The book saw off competition from Vacuum in the Dark by Jen Beagin (Oneworld), In at the Deep End by Kate Davies (The Borough Press, HarperCollins), Charlie Savage by Roddy Doyle (Vintage, Jonathan Cape), Old Baggage by Lissa Evans (Transworld, Doubleday) and Francis Plug: Writer in Residence by Paul Ewen (Galley Beggar Press).
“I have always wanted a pig — my own Empress of Blandings — and now I shall have two,” joked Stibbe. “I’m overjoyed to have been awarded the Bollinger Everyman Wodehouse prize.

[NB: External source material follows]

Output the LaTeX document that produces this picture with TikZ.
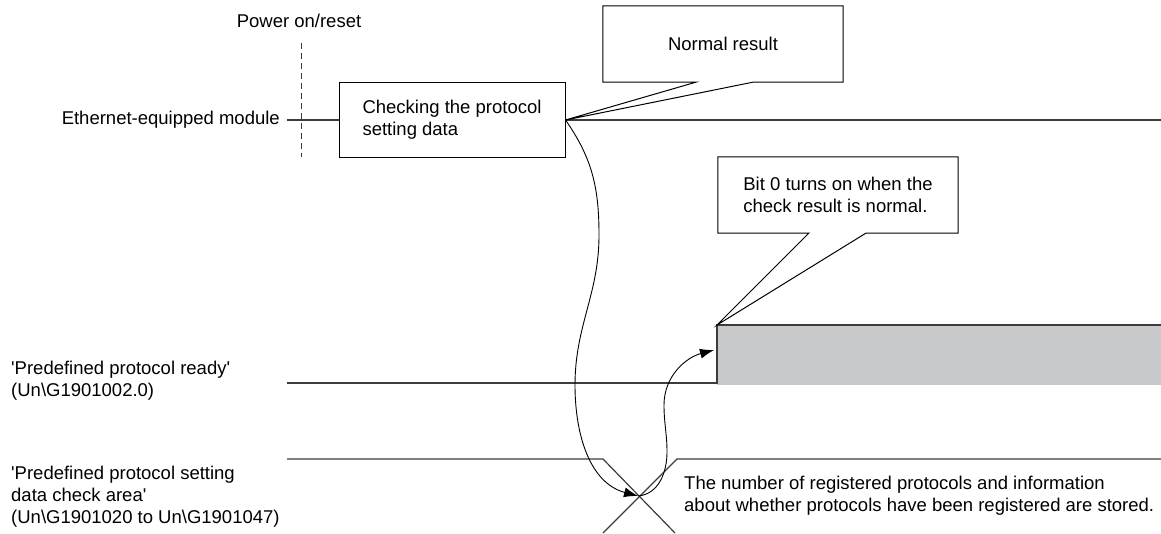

To win against such talented competition, to be honoured with the pigs and to go home with a family-sized bottle of Bolly, and the complete works of Wodehouse is a dream come true for any writer.”
Her novel tells the story of Lizzie Vogel, an 18-year-old about to embark on the first major step of grown-up life as she moves from her sheltered village existence “into the big, wide, metropolis that is Leicester”. Stibbe is the author of two novels and two works of non-fiction, including Love, Nina (Penguin) which won Non-Fiction Book of the Year at the 2014 National Book Awards and was adapted by Nick Hornby into a BBC series starring Faye Marsay and Helena Bonham-Carter.
The win for Stibbe comes after the prize faced criticism from Marian Keyes that it was very rarely won by a woman. A new contest, the Comedy Women in Print Prize, was launched in the wake of the row.
Stibbe will discuss her winning book with judge and BBC broadcaster James Naughtie on 26th May at the Hay Festival. She will then be presented with her prize and introduced to the two locally-bred pigs, newly named Reasons and Cheerful.
This year’s prize was judged by comedians Pippa Evans and Sindhu Vee, Naughtie, Campbell, and Justin Albert, vice president of the Hay Festival and Director of National Trust Wales.